One day, my child is going to think I’m stupid. The day is coming. I probably have a good ten years before it gets here, but it’s coming. And for me, that knowledge is one of the most terrifying things about parenting. This amazing being I grew in my womb, to whom I’ve devoted so much energy, whom I unreservedly adore—for whom I would give my life in a blink—is going to look at me derisively and shake his head. Or worse, give me a wan smile and keep his derision to himself because he feels sorry for me.
This is the way of parents and children. As the age of the child increases, so decreases the child’s estimation of the parents’ intellectual competence, reaching an ultimate low around 18-22 years.
I don’t think I have much of a prayer with my child, who just turned three and is using words like “telekinesis.” Yesterday, we were playing Teen Titans, and he asked me to play Raven and please “do the sarcasm” with him. (“Gee, I would love to do the sarcasm with you,” I replied sarcastically. Booyah.) I’m dreading the questions that I know will be coming over the next few years and am just thankful for Google, without which I’m pretty sure I’ll be lost.
Jack: Mom, why is the sky blue?
Me: Well, it has something to do with light. And the wavelengths of light. And…there you go. (*furiously googles “why is sky blue”*)
Jack: Mom, what was the Big Bang?
Me: Uh, well…it was when balls of gas exploded?
Jack: But why did they explode?
Me: Um…they were hot? (*furiously googles “big bang”*)
I’m trying to look at these future scenarios as opportunities to grow, to rediscover knowledge long lost or discover new knowledge.
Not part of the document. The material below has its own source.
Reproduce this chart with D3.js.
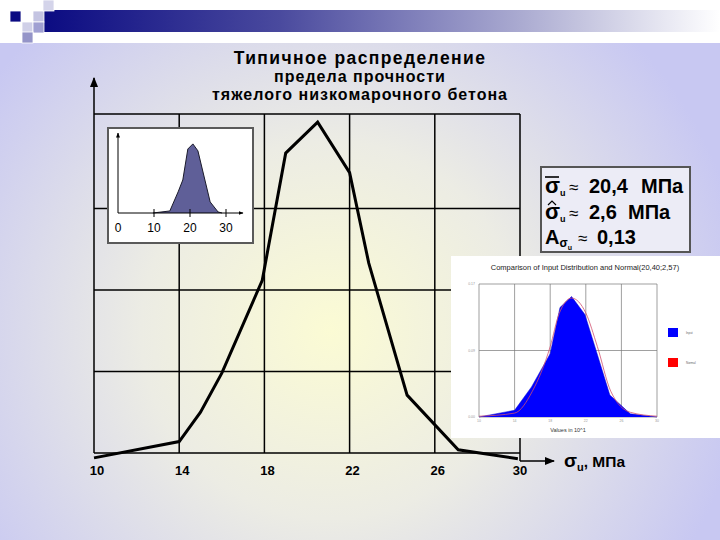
<!DOCTYPE html>
<html><head><meta charset="utf-8">
<script src="https://cdn.jsdelivr.net/npm/d3@7"></script>
<style>html,body{margin:0;padding:0;background:#fff;}svg{display:block;}</style>
</head><body>
<svg id="c" width="720" height="540"></svg>
<script>
// ---- data ----
const titleLines = ["Типичное распределение", "предела прочности", "тяжелого низкомарочного бетона"];
const xTicks = [10, 14, 18, 22, 26, 30];
const yGrid = [0, 1, 2, 3, 4.16];
const mainX = [10, 14, 15, 16, 17.9, 19, 20.5, 22, 22.9, 24.7, 27.1, 29.9];
const mainY = [-0.06, 0.14, 0.5, 0.98, 2.12, 3.68, 4.06, 3.44, 2.33, 0.71, 0.04, -0.07];
const insetTicks = [0, 10, 20, 30];
const insetX = [9.7, 14.4, 16.7, 18, 19.4, 20.8, 22.2, 25.6, 27.8, 28.9];
const insetY = [0, 0.12, 1.24, 1.94, 3.76, 4.06, 3.65, 0.65, 0.06, 0];
const shotTitle = "Comparison of Input Distribution and Normal(20,40;2,57)";
const shotXTicks = ["10", "14", "18", "22", "26", "30"];
const shotYTicks = [0, 0.085, 0.17];
const shotYLabels = ["0.00", "0.09", "0.17"];
const inputX = [10, 14, 15.9, 18, 19.1, 20.4, 21.9, 23.2, 24.7, 27, 30];
const inputY = [0, 0.0086, 0.0385, 0.081, 0.14, 0.154, 0.131, 0.0835, 0.028, 0.004, 0];
const normalX = [10, 14, 16, 18, 19, 20.4, 22, 23.3, 24.8, 27, 30];
const normalY = [0.001, 0.005, 0.033, 0.09, 0.132, 0.152, 0.133, 0.09, 0.033, 0.006, 0.001];
const legendItems = ["Input", "Normal"];
const legendColors = ["#0000ff", "#ff0000"];
const stats = ["20,4", "2,6", "0,13"];

const svg = d3.select("#c");
const defs = svg.append("defs");
const FONT = "Liberation Sans, Arial, sans-serif";

// ---- slide background ----
const rg = defs.append("radialGradient").attr("id", "bg").attr("gradientUnits", "userSpaceOnUse")
  .attr("cx", 330).attr("cy", 330).attr("r", 420);
rg.append("stop").attr("offset", "0").attr("stop-color", "#fbfbd4");
rg.append("stop").attr("offset", "0.45").attr("stop-color", "#ececе4".replace("е","e"));
rg.append("stop").attr("offset", "1").attr("stop-color", "#c8c8f2");
svg.append("rect").attr("x", 0).attr("y", 0).attr("width", 720).attr("height", 540).attr("fill", "#fff");
svg.append("rect").attr("x", 0).attr("y", 43).attr("width", 720).attr("height", 497).attr("fill", "url(#bg)");

const lg = defs.append("linearGradient").attr("id", "bar").attr("x1", 0).attr("x2", 1).attr("y1", 0).attr("y2", 0);
lg.append("stop").attr("offset", "0").attr("stop-color", "#0b0b82");
lg.append("stop").attr("offset", "0.35").attr("stop-color", "#4a4a9e");
lg.append("stop").attr("offset", "0.7").attr("stop-color", "#a9a9d0");
lg.append("stop").attr("offset", "1").attr("stop-color", "#ffffff");
svg.append("rect").attr("x", 43).attr("y", 10).attr("width", 677).attr("height", 22).attr("fill", "url(#bar)");
const squares = [
  {x: 10, y: 11, c: "#0b0b82"}, {x: 33, y: 11, c: "#c4c4e2"}, {x: 43, y: 0, c: "#d4d4ea"},
  {x: 22, y: 22, c: "#d0d0e8"}, {x: 33, y: 22, c: "#a0a0d2"}, {x: 22, y: 32, c: "#9494c8"}
];
svg.selectAll("rect.sq").data(squares).enter().append("rect").attr("class", "sq")
  .attr("x", d => d.x).attr("y", d => d.y).attr("width", 11).attr("height", 11)
  .attr("fill", d => d.c).attr("stroke", "#ffffff").attr("stroke-width", 0.8);

// ---- title ----
const tsz = [17.5, 16, 16], ty = [64, 82, 100], tls = [1.4, 1, 1];
svg.selectAll("text.title").data(titleLines).enter().append("text").attr("class", "title")
  .attr("x", 360).attr("y", (d, i) => ty[i]).attr("text-anchor", "middle")
  .attr("font-family", FONT).attr("font-weight", "bold").attr("font-size", (d, i) => tsz[i])
  .attr("letter-spacing", (d, i) => tls[i])
  .attr("fill", "#000").text(d => d);

// ---- main chart ----
const x = d3.scaleLinear().domain([10, 30]).range([94, 520]);
const y = d3.scaleLinear().domain([0, 4.16]).range([453, 114]);

defs.append("marker").attr("id", "arr").attr("viewBox", "0 0 10 10").attr("refX", 9).attr("refY", 5)
  .attr("markerWidth", 7).attr("markerHeight", 7).attr("orient", "auto-start-reverse")
  .append("path").attr("d", "M0,1 L10,5 L0,9 z").attr("fill", "#000");

const g = svg.append("g");
g.selectAll("line.vg").data(xTicks).enter().append("line").attr("class", "vg")
  .attr("x1", d => x(d)).attr("x2", d => x(d)).attr("y1", y(4.16)).attr("y2", y(0))
  .attr("stroke", "#000").attr("stroke-width", 1.5);
g.selectAll("line.hg").data(yGrid).enter().append("line").attr("class", "hg")
  .attr("x1", x(10)).attr("x2", x(30)).attr("y1", d => y(d)).attr("y2", d => y(d))
  .attr("stroke", "#000").attr("stroke-width", 1.5);
g.append("line").attr("x1", x(10)).attr("x2", x(10)).attr("y1", y(4.16)).attr("y2", 78)
  .attr("stroke", "#000").attr("stroke-width", 1.5).attr("marker-end", "url(#arr)");
g.append("line").attr("x1", x(30)).attr("x2", x(30)).attr("y1", y(0)).attr("y2", 461)
  .attr("stroke", "#000").attr("stroke-width", 1.5);
g.append("line").attr("x1", x(30)).attr("x2", 554).attr("y1", 461).attr("y2", 461)
  .attr("stroke", "#000").attr("stroke-width", 1.5).attr("marker-end", "url(#arr)");

g.selectAll("text.xl").data(xTicks).enter().append("text").attr("class", "xl")
  .attr("x", (d, i) => x(d) + (i === xTicks.length - 1 ? 0 : 3)).attr("y", 475).attr("text-anchor", "middle")
  .attr("font-family", FONT).attr("font-weight", "bold").attr("font-size", 13).text(d => d);

const mainPts = mainX.map((v, i) => [v, mainY[i]]);
g.append("path").datum(mainPts)
  .attr("d", d3.line().x(d => x(d[0])).y(d => y(d[1])))
  .attr("fill", "none").attr("stroke", "#000").attr("stroke-width", 3).attr("stroke-linejoin", "miter");

const al = svg.append("text").attr("x", 564).attr("y", 467).attr("font-family", FONT).attr("font-weight", "bold");
al.append("tspan").attr("font-size", 19).text("σ");
al.append("tspan").attr("font-size", 11).attr("dy", 4).text("u");
al.append("tspan").attr("font-size", 15.5).attr("dy", -4).text(", МПа");

// ---- inset 1 ----
const ix = d3.scaleLinear().domain([0, 30]).range([118, 226]);
const iy = d3.scaleLinear().domain([0, 4.7]).range([213, 133]);
svg.append("rect").attr("x", 108).attr("y", 128).attr("width", 145).attr("height", 115)
  .attr("fill", "#fff").attr("stroke", "#5a5a5a").attr("stroke-width", 2);
defs.append("marker").attr("id", "arr2").attr("viewBox", "0 0 10 10").attr("refX", 9).attr("refY", 5)
  .attr("markerWidth", 5).attr("markerHeight", 5).attr("orient", "auto")
  .append("path").attr("d", "M0,1 L10,5 L0,9 z").attr("fill", "#000");
const inPts = insetX.map((v, i) => [v, insetY[i]]);
svg.append("path").datum(inPts)
  .attr("d", d3.line().x(d => ix(d[0])).y(d => iy(d[1])))
  .attr("fill", "#5f5f98").attr("stroke", "#1a1a2a").attr("stroke-width", 1);
svg.append("line").attr("x1", ix(0)).attr("x2", ix(0)).attr("y1", iy(0)).attr("y2", 133)
  .attr("stroke", "#000").attr("stroke-width", 1).attr("marker-end", "url(#arr2)");
svg.append("line").attr("x1", ix(0)).attr("x2", 243).attr("y1", iy(0)).attr("y2", iy(0))
  .attr("stroke", "#000").attr("stroke-width", 1).attr("marker-end", "url(#arr2)");
svg.selectAll("line.it").data(insetTicks.slice(1)).enter().append("line").attr("class", "it")
  .attr("x1", d => ix(d)).attr("x2", d => ix(d)).attr("y1", iy(0) - 4).attr("y2", iy(0) + 4)
  .attr("stroke", "#000").attr("stroke-width", 1);
svg.selectAll("text.il").data(insetTicks).enter().append("text").attr("class", "il")
  .attr("x", d => ix(d)).attr("y", 232).attr("text-anchor", "middle")
  .attr("font-family", FONT).attr("font-size", 12).text(d => d);

// ---- stats box ----
svg.append("rect").attr("x", 541).attr("y", 167).attr("width", 149).attr("height", 85)
  .attr("fill", "#ececf6").attr("stroke", "#555").attr("stroke-width", 2);
const rowY = [193, 219, 244];
const sg = svg.append("g").attr("font-family", FONT).attr("font-weight", "bold");
function sigmaRow(row, val, mx) {
  const yy = rowY[row];
  const t = sg.append("text").attr("x", 545).attr("y", yy);
  t.append("tspan").attr("font-size", 22).text("σ");
  t.append("tspan").attr("font-size", 9).attr("dy", 3).text("u");
  sg.append("text").attr("x", 569).attr("y", yy).attr("font-size", 17).attr("font-weight", "normal").text("≈");
  sg.append("text").attr("x", 589).attr("y", yy).attr("font-size", 20).text(val);
  sg.append("text").attr("x", mx).attr("y", yy).attr("font-size", 20).text("МПа");
}
sigmaRow(0, stats[0], 641);
sg.append("line").attr("x1", 545).attr("x2", 559).attr("y1", rowY[0] - 16).attr("y2", rowY[0] - 16)
  .attr("stroke", "#000").attr("stroke-width", 1.6);
sigmaRow(1, stats[1], 628);
sg.append("path").attr("d", `M548,${rowY[1] - 14} L552,${rowY[1] - 18} L556,${rowY[1] - 14}`)
  .attr("fill", "none").attr("stroke", "#000").attr("stroke-width", 1.2);
const t3 = sg.append("text").attr("x", 545).attr("y", rowY[2]);
t3.append("tspan").attr("font-size", 20).text("A");
t3.append("tspan").attr("font-size", 12).attr("dy", 3).text("σ");
t3.append("tspan").attr("font-size", 7).attr("dy", 3).text("u");
sg.append("text").attr("x", 578).attr("y", rowY[2]).attr("font-size", 17).attr("font-weight", "normal").text("≈");
sg.append("text").attr("x", 597).attr("y", rowY[2]).attr("font-size", 20).text(stats[2]);

// ---- screenshot inset ----
const sxs = d3.scaleLinear().domain([10, 30]).range([479, 657]);
const sys = d3.scaleLinear().domain([0, 0.17]).range([417, 284]);
const sh = svg.append("g");
sh.append("rect").attr("x", 451).attr("y", 256).attr("width", 269).attr("height", 182).attr("fill", "#fff");
sh.append("text").attr("x", 585).attr("y", 270).attr("text-anchor", "middle")
  .attr("font-family", FONT).attr("font-size", 7.5).attr("fill", "#222").text(shotTitle);
sh.selectAll("line.sv").data(d3.range(10, 31, 4)).enter().append("line").attr("class", "sv")
  .attr("x1", d => sxs(d)).attr("x2", d => sxs(d)).attr("y1", sys(0.17)).attr("y2", sys(0))
  .attr("stroke", "#777").attr("stroke-width", 0.7);
sh.selectAll("line.sh").data(shotYTicks).enter().append("line").attr("class", "sh")
  .attr("x1", sxs(10)).attr("x2", sxs(30)).attr("y1", d => sys(d)).attr("y2", d => sys(d))
  .attr("stroke", "#777").attr("stroke-width", 0.7);
const inputPts = inputX.map((v, i) => [v, inputY[i]]);
sh.append("path").datum(inputPts)
  .attr("d", d3.line().x(d => sxs(d[0])).y(d => sys(d[1])))
  .attr("fill", "#0000ff").attr("stroke", "#0000cc").attr("stroke-width", 0.5);
const normPts = normalX.map((v, i) => [v, normalY[i]]);
sh.append("path").datum(normPts)
  .attr("d", d3.line().curve(d3.curveMonotoneX).x(d => sxs(d[0])).y(d => sys(d[1])))
  .attr("fill", "none").attr("stroke", "#d05070").attr("stroke-width", 0.8);
sh.selectAll("text.sxl").data(shotXTicks).enter().append("text").attr("class", "sxl")
  .attr("x", (d, i) => sxs(10 + 4 * i)).attr("y", 422).attr("text-anchor", "middle")
  .attr("font-family", FONT).attr("font-size", 3.5).attr("fill", "#999").text(d => d);
sh.selectAll("text.syl").data(shotYLabels).enter().append("text").attr("class", "syl")
  .attr("x", 475).attr("y", (d, i) => sys(shotYTicks[i]) + 1).attr("text-anchor", "end")
  .attr("font-family", FONT).attr("font-size", 3.5).attr("fill", "#999").text(d => d);
sh.append("text").attr("x", 568).attr("y", 432).attr("text-anchor", "middle")
  .attr("font-family", FONT).attr("font-size", 5.5).attr("fill", "#333").text("Values in 10^1");
sh.selectAll("rect.lg").data(legendItems).enter().append("rect").attr("class", "lg")
  .attr("x", 668).attr("y", (d, i) => 328 + i * 30).attr("width", 10).attr("height", 9)
  .attr("fill", (d, i) => legendColors[i]);
sh.selectAll("text.lgt").data(legendItems).enter().append("text").attr("class", "lgt")
  .attr("x", 686).attr("y", (d, i) => 334 + i * 30)
  .attr("font-family", FONT).attr("font-size", 3).attr("fill", "#666").text(d => d);
</script>
</body></html>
But I worry that Jack will realize just how deficient I am and lose faith in me. Christ, with Common Core math, I probably only have more like five years before he realizes I’m an idiot.
The child surpasses the parent. It is the way of things. I want it to be the way of things, because I want Jack to be more aware and more educated than I am. I want him to spend a year backpacking in Spain and conduct science experiments at far-off universities. To live among people different from him, to see things I’ve never seen. I want him to delve into a subject for the pure passion of it, to conquer everything there is to know in a field of study.
And when that happens, he won’t need me.
We just don’t need our mothers the way we used to. If I want to know what temperature to cook a filet, I Google it. How to get a stain out of a shirt? The best time to plant my spring bulbs? What to pack for a cruise? Google. The internet has rendered the days of calling up Mom for advice obsolete. Even when it comes to matters of the heart, I’ve tended to eschew asking my mother for advice. She’s only ever been married to my dad; how can she understand the intricacies of my romantic relationships? In almost any situation, why would I call my mother—a single human being with a single human being’s experience—when I have the wisdom and experience of all of humankind at my fingertips?
I wonder if it bothers my mother not to feel needed by me, if it ever makes her feel less connected to me than she did to her own mother. But I realize that the transmission of knowledge is only a tiny part of the parent-child relationship. Why not Google the answers to life’s everyday questions? That’s what the internet is for. I need my mother for the things the internet can’t do. When I’m having an episode of anxiety, only my mother can say, “This will end, I promise,” and bring me peace. When I doubt that I’ll ever publish, only my mother can say, “Don’t give up; I know you can do this,” and inspire me to keep writing.
That is what I want to be for my son. I’m ready to accept that I’ll never be educated or experienced enough to be the mother he deserves, and that one day he’ll be disappointed in me. I’m not going back for a Ph.D now. I can’t even remember the difference between a crocodile and an alligator, even though I’ve looked it up fifty times. But fuck it, one day that kid is going to need me to say “It’ll be OK” because I’m the only person who can make him believe it.
And—please step aside, Google—I will.